Minimal difference between classical and intuitionistic sequent calculus
This rings a bell. And ah yes, on p. 48 of Sara Negri and Jan van Plato's admirable book Structural Proof Theory (CUP, 2001), they write
It is not the [general] feature of having a multiset as a succedent that leads to classical logic, but the unrestricted $R\!\supset$ rule,
where by the unrestricted $R\!\supset$ they mean your classical $\to\! R$ rule, and the restricted rule would be your $\to\! R'$ rule.
Then on p. 108, they introduce an intuitionistic multisuccedent calculus they call G3im, which is exactly like a classical multisuccedent calculus except for the $\supset$ rules (though both left and right rules get tinkered with). I guess that the ensuing discussion, and the 1988 book by Dragalin Mathematical Intuitionism to which the calculus is due, would seem to be good starting points for further investigation (and I'd be interested to hear more about how things go!).
Peter Smith found a nice reference which more or less settles the question. Here are some concluding remarks that won't fit as comments:
Knowing that it's true gave me the courage to try proving it, which turned out to be easier than expected. In fact, each of the classical rules except ${\to}R$ (but including ${\to}L$) is actually derivable in the single-succedent calculus (with Cut) if $\Gamma\vdash\varphi,\psi,\ldots,\sigma$ is taken to abbreviate $\Gamma\vdash \varphi\lor\psi\lor\cdots\lor\sigma$. This verification turns out to be completely routine.
This supports my hypothesis that the essential difference between classical and intuitionistic is that the intuitionistic $\varphi\to\psi$ is a stronger claim in the sense of being more difficult to prove (but not easier to conclude something from).
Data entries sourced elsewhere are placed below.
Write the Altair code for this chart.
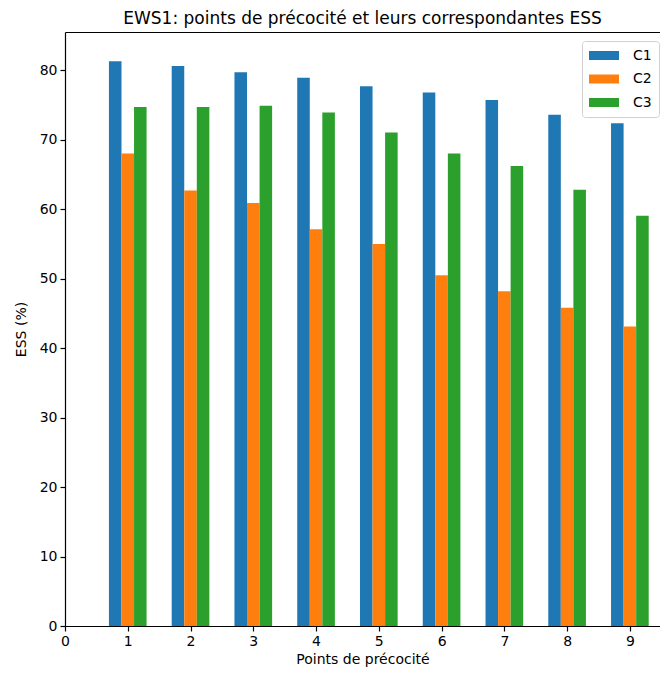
import altair as alt
import pandas as pd

points = [1, 2, 3, 4, 5, 6, 7, 8, 9]
c1 = [81.3, 80.6, 79.7, 78.9, 77.7, 76.8, 75.7, 73.6, 72.35]
c2 = [68.0, 62.7, 60.9, 57.1, 55.0, 50.5, 48.2, 45.8, 43.1]
c3 = [74.7, 74.7, 74.9, 73.9, 71.05, 68.0, 66.2, 62.8, 59.05]
series = ["C1", "C2", "C3"]
colors = ["#1f77b4", "#ff7f0e", "#2ca02c"]
x_ticks = [0, 1, 2, 3, 4, 5, 6, 7, 8, 9]

rows = []
for k, (name, vals) in enumerate(zip(series, [c1, c2, c3])):
    for p, v in zip(points, vals):
        rows.append({"point": p, "serie": name, "k": k, "ess": v})
df = pd.DataFrame(rows)

W, H = 595, 594
xscale = alt.Scale(domain=[0, 9.48], nice=False, zero=False, padding=0)
yscale = alt.Scale(domain=[0, 85.5], nice=False, padding=0)

bars = alt.Chart(df).transform_calculate(
    x0="datum.point - 0.3 + datum.k * 0.2",
    x1="datum.point - 0.1 + datum.k * 0.2",
).mark_bar(strokeWidth=0).encode(
    x=alt.X("x0:Q", scale=xscale,
            axis=alt.Axis(values=x_ticks, title="Points de précocité", grid=False,
                          tickSize=5, labelPadding=3, titlePadding=4,
                          domainColor="black", tickColor="black", labelColor="black",
                          titleColor="black", labelFontSize=14, titleFontSize=14,
                          titleFontWeight="normal", labelFont="DejaVu Sans",
                          titleFont="DejaVu Sans", format="d", labelFlush=False)),
    x2="x1:Q",
    y=alt.Y("ess:Q", scale=yscale,
            axis=alt.Axis(values=[0, 10, 20, 30, 40, 50, 60, 70, 80], title="ESS (%)",
                          grid=False, tickSize=5, labelPadding=3, titlePadding=11,
                          domainColor="black", tickColor="black", labelColor="black",
                          titleColor="black", labelFontSize=14, titleFontSize=14,
                          titleFontWeight="normal", labelFont="DejaVu Sans",
                          titleFont="DejaVu Sans", labelFlush=False)),
    y2=alt.datum(0),
    color=alt.Color("serie:N", scale=alt.Scale(domain=series, range=colors),
                    legend=alt.Legend(
                        title=None, orient="none", legendX=517, legendY=9,
                        symbolType="M-1,-0.6L3,-0.6L3,0.6L-1,0.6Z", symbolSize=225,
                        symbolStrokeWidth=0, symbolOpacity=1,
                        labelFontSize=14, labelFont="DejaVu Sans", labelColor="black",
                        labelOffset=29, rowPadding=8.5, padding=7,
                        strokeColor="#d0d0d0", fillColor="white", cornerRadius=3)),
)

top_spine = alt.Chart(df).mark_bar(opacity=0).encode(
    x=alt.X("point:Q", scale=xscale,
            axis=alt.Axis(orient="top", labels=False, ticks=False, title=None,
                          grid=False, domainColor="black", domainWidth=1.2)),
    y=alt.Y("ess:Q", scale=yscale),
    y2=alt.datum(0),
)

chart = alt.layer(bars, top_spine).resolve_axis(x="independent").properties(
    width=W, height=H,
    autosize=alt.AutoSizeParams(type="none"),
    padding={"left": 57, "top": 24, "right": 0, "bottom": 43},
    title=alt.Title("EWS1: points de précocité et leurs correspondantes ESS",
                    fontSize=17, font="DejaVu Sans", fontWeight="normal",
                    color="black", anchor="middle", offset=4),
).configure_view(stroke=None).configure_axis(domainWidth=1.2, tickWidth=1.2)

chart.save("out.html", embed_options={"renderer": "svg", "actions": False})
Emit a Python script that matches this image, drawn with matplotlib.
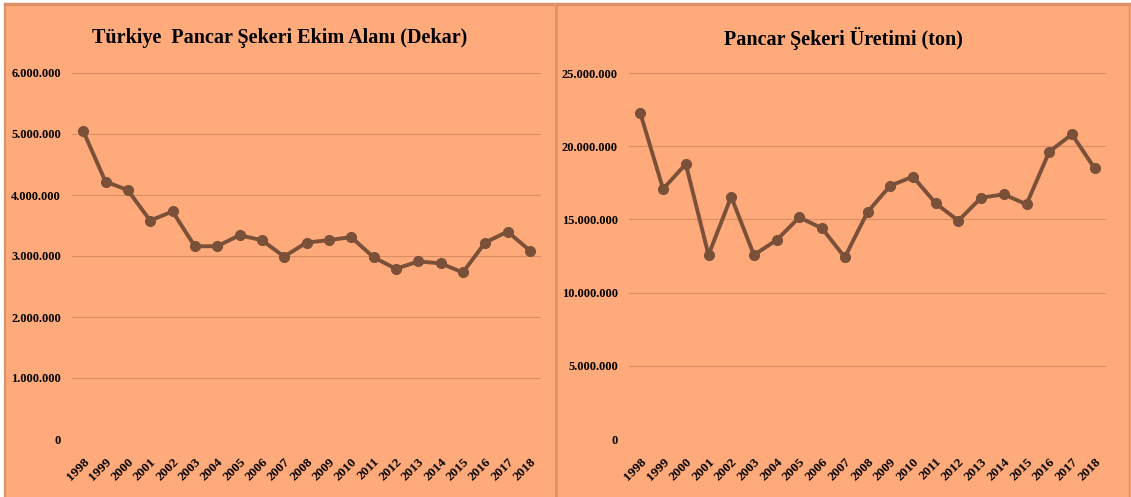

Since $\neg$ abbreviates an implication, this also makes negations more difficult to prove in intuitionistic logic.
What prevents the unrestricted ${\to}R$ from being derivable is that deriving it in the same way as the others would require reasoning from $\varphi\to(\psi\lor \sigma)$ to $(\varphi\to\psi)\lor\sigma$, which is not intuitionistically possible.
In the particular case $\psi=\bot$, what this says is that we can't reason from $\varphi\to(\bot\lor\sigma)$ (which is obviously equivalent to $\varphi\to\sigma$) to $\neg\varphi\lor \sigma$. This can look like $\lor$ is harder to prove in intuitionistic logic, but it's really the $\neg$ that makes $\neg\varphi\lor\sigma$ harder to conclude.
As a small addition to the previous answers, the calculus you mention where only the implication right rule has an empty context on the right hand side seems to have been introduced in Maehara: Eine Darstellung der intuitionischen Logik in der klassischen.
Also, it might be interesting to have a look at the nested sequent calculus for intuitionistic logic given by Fitting in Nested Sequents for Intuitionistic Logics. The calculus there can be seen essentially as spelling out a backwards proof search in Maehara's calculus, where the implication right rule creates a new successor, and the so-called lift rule copies all the context on the left hand side into the successor (see, e.g., here). Since the constructed nested sequents are trees of ordinary sequents, they have a natural interpretation as Kripke-models for intuitionistic logic. In contrast, for classical logic the implication right rule would stay completely local and would not create a new successor.